Data provided:
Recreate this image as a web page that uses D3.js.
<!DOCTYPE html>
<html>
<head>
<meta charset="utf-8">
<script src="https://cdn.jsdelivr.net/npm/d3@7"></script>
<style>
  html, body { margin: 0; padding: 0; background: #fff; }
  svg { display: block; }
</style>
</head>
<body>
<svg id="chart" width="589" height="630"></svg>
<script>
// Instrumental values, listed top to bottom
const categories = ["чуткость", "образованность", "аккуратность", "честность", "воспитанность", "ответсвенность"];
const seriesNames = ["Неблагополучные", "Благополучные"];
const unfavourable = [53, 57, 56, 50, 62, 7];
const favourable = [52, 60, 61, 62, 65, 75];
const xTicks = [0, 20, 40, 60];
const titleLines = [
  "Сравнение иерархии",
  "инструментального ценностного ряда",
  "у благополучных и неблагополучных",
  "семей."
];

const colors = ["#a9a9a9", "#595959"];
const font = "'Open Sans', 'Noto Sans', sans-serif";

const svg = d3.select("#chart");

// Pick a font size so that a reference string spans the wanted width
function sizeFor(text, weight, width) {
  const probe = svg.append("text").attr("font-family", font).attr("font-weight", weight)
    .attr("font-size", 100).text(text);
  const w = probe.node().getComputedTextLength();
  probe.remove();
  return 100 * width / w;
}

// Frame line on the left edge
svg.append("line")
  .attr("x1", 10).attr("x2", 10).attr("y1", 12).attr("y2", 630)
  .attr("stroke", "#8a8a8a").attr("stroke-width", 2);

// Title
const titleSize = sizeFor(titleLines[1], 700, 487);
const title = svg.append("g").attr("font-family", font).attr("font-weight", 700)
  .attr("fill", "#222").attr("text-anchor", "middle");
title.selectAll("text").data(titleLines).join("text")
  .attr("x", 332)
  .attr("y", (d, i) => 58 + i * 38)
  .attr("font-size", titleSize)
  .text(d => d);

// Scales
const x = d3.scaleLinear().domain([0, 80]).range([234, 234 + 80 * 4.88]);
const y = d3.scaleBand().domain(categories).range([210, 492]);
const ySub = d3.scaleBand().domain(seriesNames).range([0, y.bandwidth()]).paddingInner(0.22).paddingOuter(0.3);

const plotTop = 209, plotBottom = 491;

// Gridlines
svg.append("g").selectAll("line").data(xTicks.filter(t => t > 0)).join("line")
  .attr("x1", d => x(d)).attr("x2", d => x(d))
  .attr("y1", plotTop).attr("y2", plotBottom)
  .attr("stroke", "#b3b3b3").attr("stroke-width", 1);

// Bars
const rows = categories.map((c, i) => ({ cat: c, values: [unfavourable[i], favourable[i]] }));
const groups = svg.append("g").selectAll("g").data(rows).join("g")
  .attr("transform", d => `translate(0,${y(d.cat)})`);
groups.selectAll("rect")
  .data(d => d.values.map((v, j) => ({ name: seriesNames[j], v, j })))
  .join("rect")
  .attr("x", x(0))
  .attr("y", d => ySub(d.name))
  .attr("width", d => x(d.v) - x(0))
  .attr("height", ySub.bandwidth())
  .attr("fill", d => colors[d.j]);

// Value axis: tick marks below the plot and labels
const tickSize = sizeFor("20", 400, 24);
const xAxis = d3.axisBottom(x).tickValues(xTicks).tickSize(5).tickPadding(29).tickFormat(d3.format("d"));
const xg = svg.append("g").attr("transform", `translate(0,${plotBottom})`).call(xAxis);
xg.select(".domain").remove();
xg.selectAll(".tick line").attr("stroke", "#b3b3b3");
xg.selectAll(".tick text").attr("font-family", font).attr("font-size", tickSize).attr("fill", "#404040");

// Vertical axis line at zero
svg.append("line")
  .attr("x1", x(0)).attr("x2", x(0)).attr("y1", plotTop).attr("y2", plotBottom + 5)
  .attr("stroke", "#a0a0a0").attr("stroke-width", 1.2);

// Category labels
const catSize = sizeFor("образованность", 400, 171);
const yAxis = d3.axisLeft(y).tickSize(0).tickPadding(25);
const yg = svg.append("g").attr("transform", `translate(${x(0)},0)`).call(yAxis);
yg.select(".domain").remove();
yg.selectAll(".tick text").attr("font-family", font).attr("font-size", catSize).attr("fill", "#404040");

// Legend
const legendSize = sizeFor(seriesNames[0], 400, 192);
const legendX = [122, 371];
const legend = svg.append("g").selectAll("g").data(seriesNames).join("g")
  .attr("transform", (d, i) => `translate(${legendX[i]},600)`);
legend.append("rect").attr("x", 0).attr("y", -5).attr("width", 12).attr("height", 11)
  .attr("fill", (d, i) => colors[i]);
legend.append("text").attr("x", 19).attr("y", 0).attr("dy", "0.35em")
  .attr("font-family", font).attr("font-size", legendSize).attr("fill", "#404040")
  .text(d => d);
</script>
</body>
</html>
---
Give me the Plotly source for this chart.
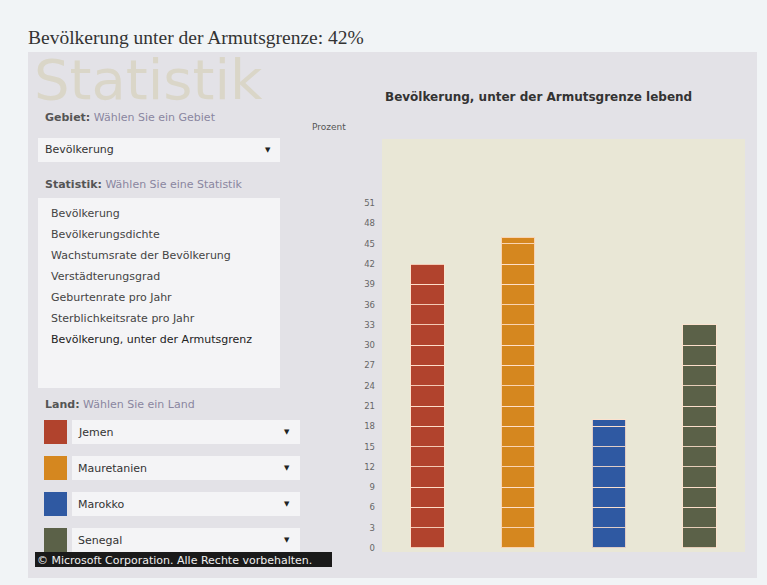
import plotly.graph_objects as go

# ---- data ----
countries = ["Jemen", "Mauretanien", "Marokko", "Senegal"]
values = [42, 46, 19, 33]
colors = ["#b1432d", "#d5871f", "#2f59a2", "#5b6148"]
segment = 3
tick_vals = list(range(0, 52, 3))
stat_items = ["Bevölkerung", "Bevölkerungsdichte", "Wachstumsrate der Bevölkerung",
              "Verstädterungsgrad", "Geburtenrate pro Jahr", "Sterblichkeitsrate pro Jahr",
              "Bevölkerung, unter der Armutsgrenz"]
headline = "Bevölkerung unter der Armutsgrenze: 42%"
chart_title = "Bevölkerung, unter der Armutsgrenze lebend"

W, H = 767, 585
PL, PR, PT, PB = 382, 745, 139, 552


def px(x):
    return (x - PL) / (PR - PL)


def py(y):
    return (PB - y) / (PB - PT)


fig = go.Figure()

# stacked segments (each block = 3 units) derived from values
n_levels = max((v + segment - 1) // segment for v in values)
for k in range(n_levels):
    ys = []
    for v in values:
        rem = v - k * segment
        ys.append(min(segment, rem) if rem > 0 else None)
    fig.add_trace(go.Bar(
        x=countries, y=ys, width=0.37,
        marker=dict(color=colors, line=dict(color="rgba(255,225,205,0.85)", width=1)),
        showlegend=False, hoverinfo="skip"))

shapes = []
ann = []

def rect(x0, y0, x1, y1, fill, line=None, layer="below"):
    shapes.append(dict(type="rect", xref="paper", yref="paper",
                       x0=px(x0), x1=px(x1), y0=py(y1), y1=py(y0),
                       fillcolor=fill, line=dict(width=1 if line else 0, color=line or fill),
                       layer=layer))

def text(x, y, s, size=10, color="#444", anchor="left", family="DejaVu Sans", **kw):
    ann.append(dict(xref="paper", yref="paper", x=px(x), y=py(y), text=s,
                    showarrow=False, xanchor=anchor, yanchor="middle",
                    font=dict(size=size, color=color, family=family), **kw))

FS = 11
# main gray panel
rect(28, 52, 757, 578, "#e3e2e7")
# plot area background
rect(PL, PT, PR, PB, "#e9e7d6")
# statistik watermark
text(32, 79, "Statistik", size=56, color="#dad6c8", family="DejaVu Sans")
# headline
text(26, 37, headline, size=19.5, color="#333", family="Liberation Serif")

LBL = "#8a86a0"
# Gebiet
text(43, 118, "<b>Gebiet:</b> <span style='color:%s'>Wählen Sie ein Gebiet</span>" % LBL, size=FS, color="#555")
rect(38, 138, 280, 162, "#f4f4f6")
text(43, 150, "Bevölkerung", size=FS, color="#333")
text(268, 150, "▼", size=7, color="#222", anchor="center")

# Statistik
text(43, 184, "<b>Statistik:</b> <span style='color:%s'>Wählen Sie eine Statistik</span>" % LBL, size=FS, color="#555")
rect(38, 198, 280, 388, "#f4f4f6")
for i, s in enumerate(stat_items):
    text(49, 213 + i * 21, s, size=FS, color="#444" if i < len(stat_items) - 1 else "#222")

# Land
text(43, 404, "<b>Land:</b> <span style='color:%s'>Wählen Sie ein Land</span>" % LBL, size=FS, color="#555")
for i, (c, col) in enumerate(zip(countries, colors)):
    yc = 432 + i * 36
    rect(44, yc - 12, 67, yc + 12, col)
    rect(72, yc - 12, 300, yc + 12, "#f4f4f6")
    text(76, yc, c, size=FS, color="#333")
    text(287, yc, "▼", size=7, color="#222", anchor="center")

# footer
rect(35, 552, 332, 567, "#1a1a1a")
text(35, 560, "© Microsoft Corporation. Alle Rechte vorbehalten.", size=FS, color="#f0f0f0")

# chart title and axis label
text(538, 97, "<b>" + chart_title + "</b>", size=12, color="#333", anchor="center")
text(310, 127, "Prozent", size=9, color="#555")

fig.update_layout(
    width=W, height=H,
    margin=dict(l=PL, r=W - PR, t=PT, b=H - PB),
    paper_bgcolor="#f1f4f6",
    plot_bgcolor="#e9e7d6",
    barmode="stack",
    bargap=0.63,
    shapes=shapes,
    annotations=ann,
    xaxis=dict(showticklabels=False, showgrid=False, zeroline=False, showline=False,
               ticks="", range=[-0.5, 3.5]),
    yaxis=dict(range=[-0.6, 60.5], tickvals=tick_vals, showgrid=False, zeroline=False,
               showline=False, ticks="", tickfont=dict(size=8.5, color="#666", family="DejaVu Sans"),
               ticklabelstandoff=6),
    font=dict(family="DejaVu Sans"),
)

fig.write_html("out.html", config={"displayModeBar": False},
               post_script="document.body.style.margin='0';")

Task details: Go back to the lines above and output, exactly as they stand, the ones from the line containing "Give me the Plotly source for this chart." to the line containing "import plotly.graph_objects as go". Leave all pictures behind.

Final result:
Give me the Plotly source for this chart.
import plotly.graph_objects as go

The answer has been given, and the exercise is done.